What the task requires – Pictures do not belong in your copy. Repeat all the other data exactly.

------------------------------------------------------------------------

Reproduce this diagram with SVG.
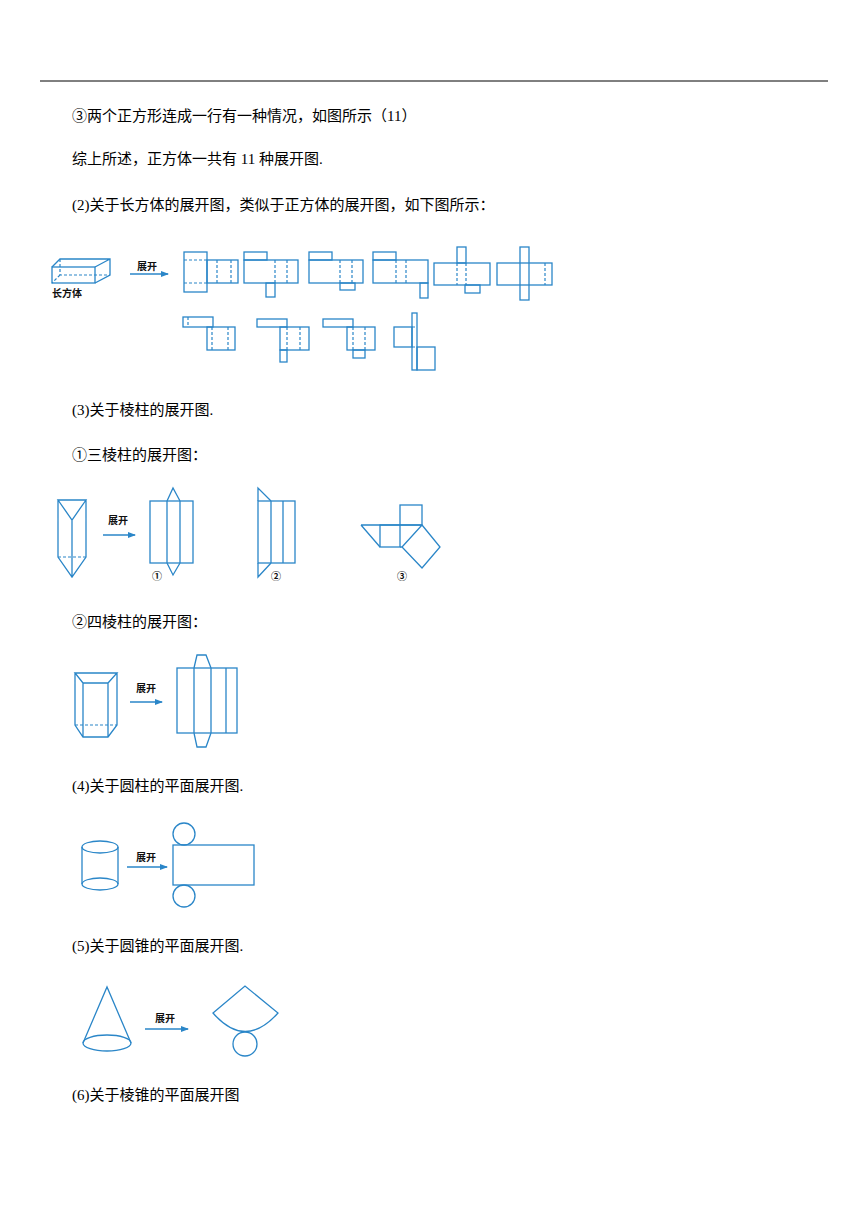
<svg xmlns="http://www.w3.org/2000/svg" width="868" height="1227" viewBox="0 0 868 1227">
<style>
.t{font-family:"Liberation Serif","Noto Sans CJK SC",serif;font-size:15px;fill:#000}
.l{font-family:"Noto Sans CJK SC",sans-serif;font-size:10px;fill:#111;font-weight:bold}
.s{fill:none;stroke:#2a86c8;stroke-width:1.3}
.d{fill:none;stroke:#2a86c8;stroke-width:1.2;stroke-dasharray:3,2}
.a{stroke:#2a86c8;stroke-width:1.5;marker-end:url(#ar)}
</style>
<defs><marker id="ar" markerWidth="8" markerHeight="8" refX="7" refY="4" orient="auto" markerUnits="userSpaceOnUse"><path d="M0,1L8,4L0,7z" fill="#2a86c8"/></marker></defs>
<rect width="868" height="1227" fill="#fff"/>
<line x1="40" y1="81" x2="828" y2="81" stroke="#000" stroke-width="1"/>
<text class="t" x="72" y="121">③两个正方形连成一行有一种情况，如图所示（11）</text>
<text class="t" x="72" y="164">综上所述，正方体一共有 11 种展开图.</text>
<text class="t" x="72" y="210">(2)关于长方体的展开图，类似于正方体的展开图，如下图所示：</text>
<text class="t" x="72" y="415">(3)关于棱柱的展开图.</text>
<text class="t" x="72" y="460">①三棱柱的展开图：</text>
<text class="t" x="72" y="627">②四棱柱的展开图：</text>
<text class="t" x="72" y="791">(4)关于圆柱的平面展开图.</text>
<text class="t" x="72" y="951">(5)关于圆锥的平面展开图.</text>
<text class="t" x="72" y="1100">(6)关于棱锥的平面展开图</text>

<g id="cuboid">
<rect class="s" x="52" y="267" width="43" height="16"/>
<path class="s" d="M52,267L60,259H110V275L95,283M95,267L110,259"/>
<path class="d" d="M60,259V275H110M60,275L52,283"/>
<text class="l" x="52" y="297">长方体</text>
<line class="a" x1="130" y1="274" x2="168" y2="274"/>
<text class="l" x="137" y="270">展开</text>
</g>
<g id="cuboid-nets">
<rect class="s" x="184" y="252" width="23" height="40"/><rect class="s" x="207" y="260" width="31" height="23"/>
<path class="d" d="M184,260H207M184,283H207M217,260V283M231,260V283"/>
<rect class="s" x="244" y="252" width="23" height="8"/><rect class="s" x="244" y="260" width="54" height="23"/><rect class="s" x="266" y="283" width="9" height="14"/>
<path class="d" d="M275,260V283M287,260V283"/>
<rect class="s" x="309" y="252" width="23" height="8"/><rect class="s" x="309" y="260" width="54" height="23"/><rect class="s" x="340" y="283" width="15" height="7"/>
<path class="d" d="M340,260V283M352,260V283"/>
<rect class="s" x="373" y="252" width="23" height="8"/><rect class="s" x="373" y="260" width="55" height="23"/><rect class="s" x="420" y="283" width="8" height="15"/>
<path class="d" d="M396,260V283M406,260V283"/>
<rect class="s" x="434" y="263" width="56" height="22"/><rect class="s" x="457" y="247" width="9" height="16"/><rect class="s" x="465" y="285" width="15" height="8"/>
<path class="d" d="M457,263V285M466,263V285"/>
<rect class="s" x="497" y="263" width="55" height="22"/><rect class="s" x="520" y="247" width="9" height="53"/>
<path class="d" d="M545,263V285"/>
<rect class="s" x="183" y="317" width="30" height="10"/><rect class="s" x="207" y="327" width="28" height="23"/>
<path class="d" d="M188,317V327M212,327V350M228,327V350"/>
<rect class="s" x="257" y="319" width="30" height="8"/><rect class="s" x="280" y="327" width="29" height="23"/><rect class="s" x="280" y="350" width="7" height="12"/>
<path class="d" d="M287,327V350M300,327V350"/>
<rect class="s" x="323" y="319" width="30" height="8"/><rect class="s" x="347" y="327" width="28" height="23"/><rect class="s" x="353" y="350" width="12" height="8"/>
<path class="d" d="M353,327V350M365,327V350"/>
<rect class="s" x="412" y="313" width="5" height="57"/><rect class="s" x="394" y="327" width="18" height="20"/><rect class="s" x="417" y="347" width="18" height="23"/>
<path class="d" d="M412,327H417M412,347H417"/>
</g>
<g id="tri-prism">
<path class="s" d="M58,500H86L72,520ZM58,500V557L72,577L86,557V500M72,520V577"/>
<path class="d" d="M58,557H86"/>
<line class="a" x1="103" y1="535" x2="135" y2="535"/>
<text class="l" x="108" y="524">展开</text>
</g>
<g id="tri-net1">
<rect class="s" x="150" y="501" width="43" height="62"/>
<path class="s" d="M167,501V563M180,501V563M167,501L173,488L180,501M167,563L173,575L180,563"/>
<text class="l" x="152" y="580">①</text>
</g>
<g id="tri-net2">
<rect class="s" x="258" y="501" width="37" height="62"/>
<path class="s" d="M271,501V563M283,501V563M258,501V488L271,501M258,563V577L271,563"/>
<text class="l" x="271" y="580">②</text>
</g>
<g id="tri-net3">
<rect class="s" x="400" y="505" width="22" height="20"/><rect class="s" x="380" y="525" width="20" height="22"/>
<path class="s" d="M361,525H422M361,525L380,547M400,547H402M422,525L440,547L422,568L402,547Z"/>
<text class="l" x="397" y="580">③</text>
</g>
<g id="quad-prism">
<path class="s" d="M75,673H117L108,683H83ZM75,673V725L83,737H108L117,725V673M83,683V737M108,683V737"/>
<path class="d" d="M75,725H117"/>
<line class="a" x1="130" y1="702" x2="162" y2="702"/>
<text class="l" x="136" y="692">展开</text>
</g>
<g id="quad-net">
<rect class="s" x="177" y="668" width="60" height="65"/>
<path class="s" d="M194,668V733M211,668V733M226,668V733M194,668L197,655H206L211,668M194,733L197,747H206L211,733"/>
</g>
<g id="cylinder">
<ellipse class="s" cx="100" cy="847" rx="18" ry="6"/>
<ellipse class="s" cx="100" cy="884" rx="18" ry="6"/>
<path class="s" d="M82,847V884M118,847V884"/>
<line class="a" x1="127" y1="867" x2="167" y2="867"/>
<text class="l" x="136" y="861">展开</text>
</g>
<g id="cylinder-net">
<rect class="s" x="173" y="845" width="81" height="40"/>
<circle class="s" cx="184" cy="834" r="11"/>
<circle class="s" cx="184" cy="896" r="11"/>
</g>
<g id="cone">
<path class="s" d="M83,1043L107,987L131,1043"/>
<ellipse class="s" cx="107" cy="1043" rx="24" ry="8"/>
<line class="a" x1="145" y1="1029" x2="188" y2="1029"/>
<text class="l" x="155" y="1022">展开</text>
</g>
<g id="cone-net">
<path class="s" d="M213,1013L245,986L278,1013Q245,1050 213,1013Z"/>
<circle class="s" cx="245" cy="1044" r="12"/>
</g>
</svg>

------------------------------------------------------------------------

Answer to the exercise –
Reproduce this diagram with SVG.
<svg xmlns="http://www.w3.org/2000/svg" width="868" height="1227" viewBox="0 0 868 1227">
<style>
.t{font-family:"Liberation Serif","Noto Sans CJK SC",serif;font-size:15px;fill:#000}
.l{font-family:"Noto Sans CJK SC",sans-serif;font-size:10px;fill:#111;font-weight:bold}
.s{fill:none;stroke:#2a86c8;stroke-width:1.3}
.d{fill:none;stroke:#2a86c8;stroke-width:1.2;stroke-dasharray:3,2}
.a{stroke:#2a86c8;stroke-width:1.5;marker-end:url(#ar)}
</style>
<defs><marker id="ar" markerWidth="8" markerHeight="8" refX="7" refY="4" orient="auto" markerUnits="userSpaceOnUse"><path d="M0,1L8,4L0,7z" fill="#2a86c8"/></marker></defs>
<rect width="868" height="1227" fill="#fff"/>
<line x1="40" y1="81" x2="828" y2="81" stroke="#000" stroke-width="1"/>
<text class="t" x="72" y="121">③两个正方形连成一行有一种情况，如图所示（11）</text>
<text class="t" x="72" y="164">综上所述，正方体一共有 11 种展开图.</text>
<text class="t" x="72" y="210">(2)关于长方体的展开图，类似于正方体的展开图，如下图所示：</text>
<text class="t" x="72" y="415">(3)关于棱柱的展开图.</text>
<text class="t" x="72" y="460">①三棱柱的展开图：</text>
<text class="t" x="72" y="627">②四棱柱的展开图：</text>
<text class="t" x="72" y="791">(4)关于圆柱的平面展开图.</text>
<text class="t" x="72" y="951">(5)关于圆锥的平面展开图.</text>
<text class="t" x="72" y="1100">(6)关于棱锥的平面展开图</text>

<g id="cuboid">
<rect class="s" x="52" y="267" width="43" height="16"/>
<path class="s" d="M52,267L60,259H110V275L95,283M95,267L110,259"/>
<path class="d" d="M60,259V275H110M60,275L52,283"/>
<text class="l" x="52" y="297">长方体</text>
<line class="a" x1="130" y1="274" x2="168" y2="274"/>
<text class="l" x="137" y="270">展开</text>
</g>
<g id="cuboid-nets">
<rect class="s" x="184" y="252" width="23" height="40"/><rect class="s" x="207" y="260" width="31" height="23"/>
<path class="d" d="M184,260H207M184,283H207M217,260V283M231,260V283"/>
<rect class="s" x="244" y="252" width="23" height="8"/><rect class="s" x="244" y="260" width="54" height="23"/><rect class="s" x="266" y="283" width="9" height="14"/>
<path class="d" d="M275,260V283M287,260V283"/>
<rect class="s" x="309" y="252" width="23" height="8"/><rect class="s" x="309" y="260" width="54" height="23"/><rect class="s" x="340" y="283" width="15" height="7"/>
<path class="d" d="M340,260V283M352,260V283"/>
<rect class="s" x="373" y="252" width="23" height="8"/><rect class="s" x="373" y="260" width="55" height="23"/><rect class="s" x="420" y="283" width="8" height="15"/>
<path class="d" d="M396,260V283M406,260V283"/>
<rect class="s" x="434" y="263" width="56" height="22"/><rect class="s" x="457" y="247" width="9" height="16"/><rect class="s" x="465" y="285" width="15" height="8"/>
<path class="d" d="M457,263V285M466,263V285"/>
<rect class="s" x="497" y="263" width="55" height="22"/><rect class="s" x="520" y="247" width="9" height="53"/>
<path class="d" d="M545,263V285"/>
<rect class="s" x="183" y="317" width="30" height="10"/><rect class="s" x="207" y="327" width="28" height="23"/>
<path class="d" d="M188,317V327M212,327V350M228,327V350"/>
<rect class="s" x="257" y="319" width="30" height="8"/><rect class="s" x="280" y="327" width="29" height="23"/><rect class="s" x="280" y="350" width="7" height="12"/>
<path class="d" d="M287,327V350M300,327V350"/>
<rect class="s" x="323" y="319" width="30" height="8"/><rect class="s" x="347" y="327" width="28" height="23"/><rect class="s" x="353" y="350" width="12" height="8"/>
<path class="d" d="M353,327V350M365,327V350"/>
<rect class="s" x="412" y="313" width="5" height="57"/><rect class="s" x="394" y="327" width="18" height="20"/><rect class="s" x="417" y="347" width="18" height="23"/>
<path class="d" d="M412,327H417M412,347H417"/>
</g>
<g id="tri-prism">
<path class="s" d="M58,500H86L72,520ZM58,500V557L72,577L86,557V500M72,520V577"/>
<path class="d" d="M58,557H86"/>
<line class="a" x1="103" y1="535" x2="135" y2="535"/>
<text class="l" x="108" y="524">展开</text>
</g>
<g id="tri-net1">
<rect class="s" x="150" y="501" width="43" height="62"/>
<path class="s" d="M167,501V563M180,501V563M167,501L173,488L180,501M167,563L173,575L180,563"/>
<text class="l" x="152" y="580">①</text>
</g>
<g id="tri-net2">
<rect class="s" x="258" y="501" width="37" height="62"/>
<path class="s" d="M271,501V563M283,501V563M258,501V488L271,501M258,563V577L271,563"/>
<text class="l" x="271" y="580">②</text>
</g>
<g id="tri-net3">
<rect class="s" x="400" y="505" width="22" height="20"/><rect class="s" x="380" y="525" width="20" height="22"/>
<path class="s" d="M361,525H422M361,525L380,547M400,547H402M422,525L440,547L422,568L402,547Z"/>
<text class="l" x="397" y="580">③</text>
</g>
<g id="quad-prism">
<path class="s" d="M75,673H117L108,683H83ZM75,673V725L83,737H108L117,725V673M83,683V737M108,683V737"/>
<path class="d" d="M75,725H117"/>
<line class="a" x1="130" y1="702" x2="162" y2="702"/>
<text class="l" x="136" y="692">展开</text>
</g>
<g id="quad-net">
<rect class="s" x="177" y="668" width="60" height="65"/>
<path class="s" d="M194,668V733M211,668V733M226,668V733M194,668L197,655H206L211,668M194,733L197,747H206L211,733"/>
</g>
<g id="cylinder">
<ellipse class="s" cx="100" cy="847" rx="18" ry="6"/>
<ellipse class="s" cx="100" cy="884" rx="18" ry="6"/>
<path class="s" d="M82,847V884M118,847V884"/>
<line class="a" x1="127" y1="867" x2="167" y2="867"/>
<text class="l" x="136" y="861">展开</text>
</g>
<g id="cylinder-net">
<rect class="s" x="173" y="845" width="81" height="40"/>
<circle class="s" cx="184" cy="834" r="11"/>
<circle class="s" cx="184" cy="896" r="11"/>
</g>
<g id="cone">
<path class="s" d="M83,1043L107,987L131,1043"/>
<ellipse class="s" cx="107" cy="1043" rx="24" ry="8"/>
<line class="a" x1="145" y1="1029" x2="188" y2="1029"/>
<text class="l" x="155" y="1022">展开</text>
</g>
<g id="cone-net">
<path class="s" d="M213,1013L245,986L278,1013Q245,1050 213,1013Z"/>
<circle class="s" cx="245" cy="1044" r="12"/>
</g>
</svg>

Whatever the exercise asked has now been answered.